Fiants and the ‘Surrender and Regrant’ policy

The term Fiant derives from the first word of the usual form of Fiant literae patentes, meaning 'Let letters patent be made'. The Fiants were warrants to the Court of Chancery for the issue of Letters Patent under the Great Seal. Letters Patent were formal royal letters by which all manner of administration was conducted, from grants of land, the making of official appointments, to the granting of pardons, and so forth. Although in theory the Fiants were simply the command to draw up the Letters Patent, during the Tudor period the drawing up of the actual letters was often neglected and so the Fiants sufficed in their stead. The Fiants, unlike the Letters Patent, were rarely issued directly by the reining Monarch.

The original Fiants were destroyed in a fire in 1922, but fortunately the material had been calendared and published attached to the reports of the Deputy Keeper of Public Records of Ireland between 1875 to 1890. This was indeed fortunate, because even where a Letter Patent was issued in London the preliminary Fiant usually contained more information about individuals than the formal document. This is of particular importance in relation to the ‘Surrender and Regrant’ policy which was designed to bring the Irish chiefs within the usual feudal–based land ownership and allegiance structure of the English Crown.

The process of Surrender and Regrant could be protracted. It required the incumbent owner, usually Irish, to surrender his lands to the Crown so that they could then be regrant to him with a formal Crown title. Problems could arise due to there being more than one claimant for the land. At times the concept of territories effectively being in common ownership by the ‘clan’ was in conflict with ‘chiefs’ seizing the opportunity to convert them to personal fiefdoms. Thus when a ‘pardon’ or regrant was issued, the Fiant often mentioned not just the chiefs but also the members of their extended families as well as other tenants, and even their gallowglasses (mercenary Scottish West Highland soldiers).

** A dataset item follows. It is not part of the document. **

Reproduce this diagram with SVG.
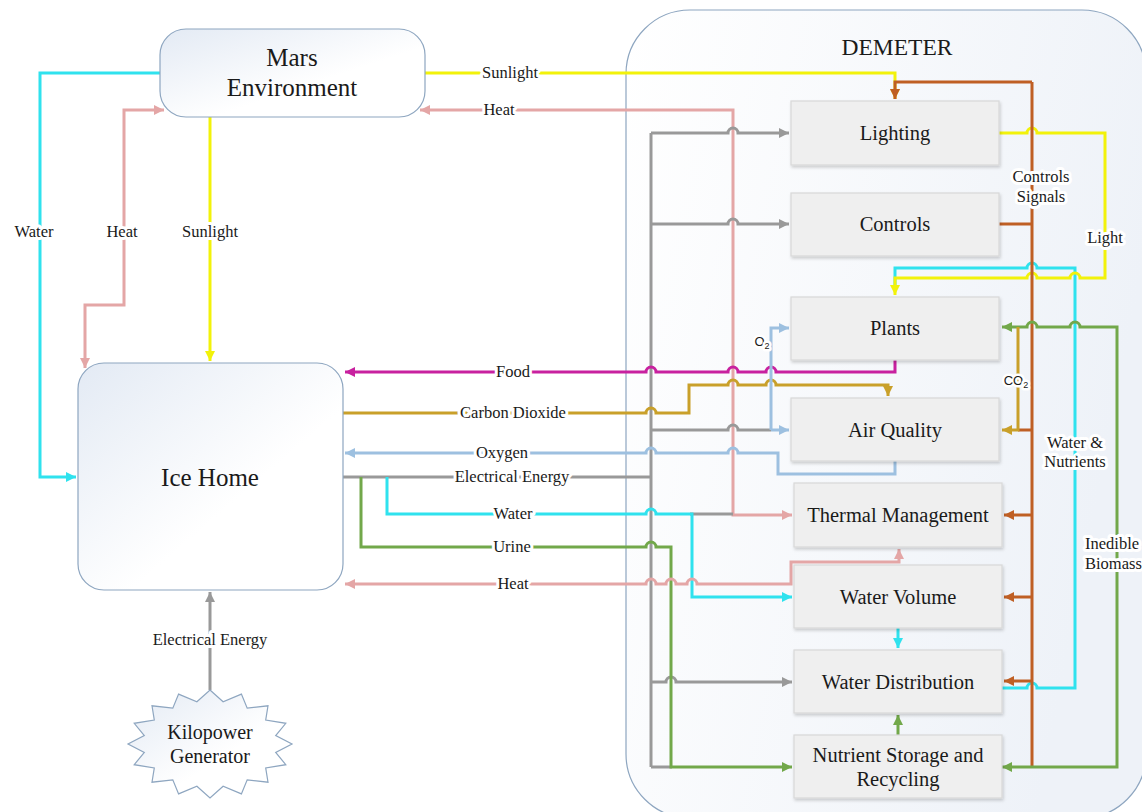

This list of family and tenants would of course also include any poets or harpers employed by that chief, so their presence in the Fiant did not imply that they themselves were being specifically pardoned due to having committed an offence. Unfortunately the practice of extracting the names of these people from the Fiants without any context has misleadingly merged all of them into one common group, so that those who under the ‘regrant’ policy were effectively bystanders became combined in popular thought along with those people whose ‘pardons’ were actually for having broken the law.